Step Four: The Financial Stumbling Block
In many families, finances are a significant tool for influence and dependence. The presence of money in both partners highlights the problems and strengths of the relationship. The appearance of her own funds plunged Victoria’s couple into a difficult period.
After all, most girls get married to be “behind a husband” who will be the main breadwinner in the family. Victoria’s husband coped well with this role, so he didn’t understand what she was missing and why she wanted to start her own business. “We don’t need anything anyway,” he thought.
However, finances are part of self-care. It’s important for a woman to have her own safety net and financial plan. For example, for the past few years, Victoria has been saving for retirement and feels much more confident in many ways.

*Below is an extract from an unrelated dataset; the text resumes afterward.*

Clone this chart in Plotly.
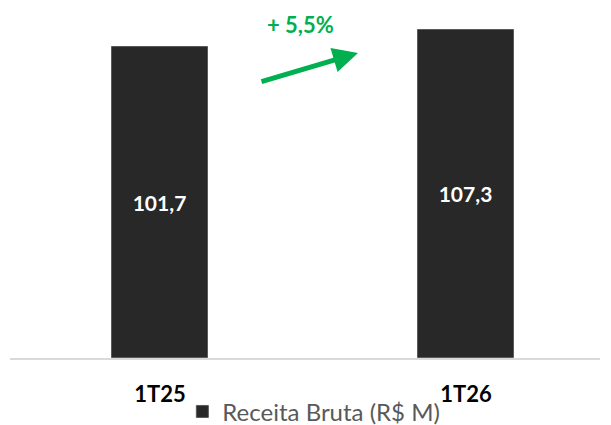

Additionally, she no longer lives in the paradigm that only men can earn significant money. Women can also build careers and businesses on par with men if they have the desire to realize their potential.
After both of them realized this, they saw that their union was not a matter of benefit. They are self-sufficient people who can provide for themselves, choose how to live, but stay together because they are good together.
Step Five: Don’t Hold Grudges
Victoria didn’t feel enough support when she started her business. Therefore, despite the mutual understanding they later reached, echoes of past disagreements and resentments still lived within her.
However, grudges are a shaky foundation for any relationship. They can accumulate inside for a long time and then unexpectedly explode like a volcano of claims, instantly turning to ashes what has been built over the years.
To prevent this, Victoria went to a psychologist. They worked through all past grievances, and in their place came gratitude to her husband for their journey, which allowed her to know her true self and understand what she really wanted in every sphere of life. As a result, they both gained freedom to be themselves and a family that became even stronger.
Conclusion
Developing a business and not destroying relationships in the process can be challenging. However, if in any situation you continue to communicate, hear yourself and your partner, you can build a harmonious union based on understanding and openness. In such a pair, it’s easy to support each other, find compromises at crossroads, move in the same direction, and together think of new routes.